Walking past the imposing Porta Nuova gate and up the broad boulevard-like Corso Porta Nuova toward the historic centre of City of Verona you realize that this must have been a strategically important stronghold for the Romans back in their time. On top of the Corso, past the inner gate and on the far side of the spacious Piazza Bra sits a major landmark of Verona, the 1st century Roman Arena amphitheatre. Being the second largest of its kind in Italy, the oval Arena is venue for famous operas and concerts, drawing hundreds of thousands of spectators and visitors from all over the world.

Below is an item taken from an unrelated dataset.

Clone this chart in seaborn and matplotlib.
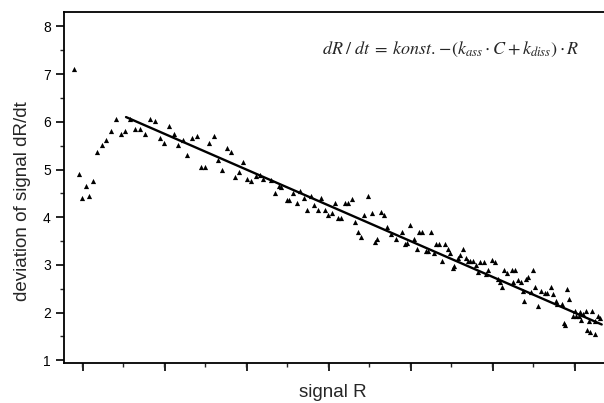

Situated in the region of Veneto, about halfway between Milan and Venice, this popular tourist destination and World Heritage city is built over a Roman town with a grid-like pattern of streets, laid out within the loop of the River Adige. Like so many other cities in Italy, Verona flourished under the rule of powerful patrons such as the Scaliger Family in 13th and 14th century and later under Venetian rule from the 15th to the 18th century.
Thanks to its rich history and varied attractions, Verona today is one of the most visited cities in northern Italy. Lying in the heart of Verona are two exceptional squares, Piazza delle Erbe and Piazza dei Signori, both surrounded by historically important buildings, sculptures and artwork.
Verona is called the City of Love after Shakespeare’s famous play and mythical love story about Romeo and Juliet set in medieval Verona. Juliet’s House (Casa di Giulietta) is situated a minute’s walk from Piazza delle Erbe. It dates from the late 13th century but the balcony was added the 1930s.
Verona was inscribed on the World Heritage list in 2000 for being an outstanding example of a fortified town that has developed and progressed without interruption for over two thousand years, incorporating artistic elements of the highest quality from each succeeding period.